There is an approach that is perhaps even more foolproof, and that is to
never associate the void pointer from malloc with the CMD type.
void *foo_void = malloc(sizeof(CMD) + sizeof(unsigned int) * whatever);
CMD *foo_CMD = foo_void;
Right idea, wrong problem
If my "conforming code" actually isn't,
then you can use a CMD* if you like, but not make the _malloced object_
start with a CMD. That is, use offsetof() to access all of CMD's
members, never use it directly. Also you couldn't assign it to a CMD.
Anyway, it gets ugly.
And I don't believe there could be any real alignment problems with
this, given that the compiler has guaranteed we can store at least one
unsigned int at the offset of Data.
Right.
On the other hand, perhaps there are alignment issues.
Nope. If you store the data where the compiler would have stored it,
and initially aligned well (like at the beginning of a malloced block),
then any resulting alignment problem must be because you are emulating a
compiler bug.
What if, when calculating the struct packing, the compiler packed the
members of CMD closer than is allowed for typical unsigned ints,
....then the struct used as an ordinary struct whose members are accesed
as ordinary struct members. So the compiler won't do that.

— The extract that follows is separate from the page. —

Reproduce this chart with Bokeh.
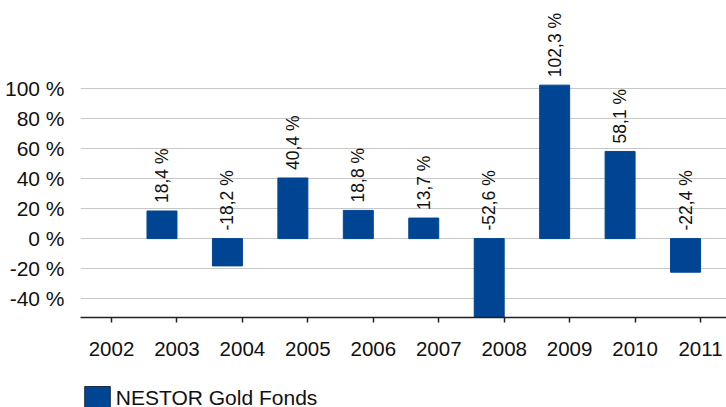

If I circumvent that system by applying the odd byte offset to a void
pointer from malloc, the compiler may not know that it needs to generate
code for an unaligned access, and thus it could fail at runtime.
If you deliberatly misalign your data, your code is buggy. The compiler
is not required to fix your bugs (as in, "generate code for an unaligned
access"). This is related to the hack with Data[] above.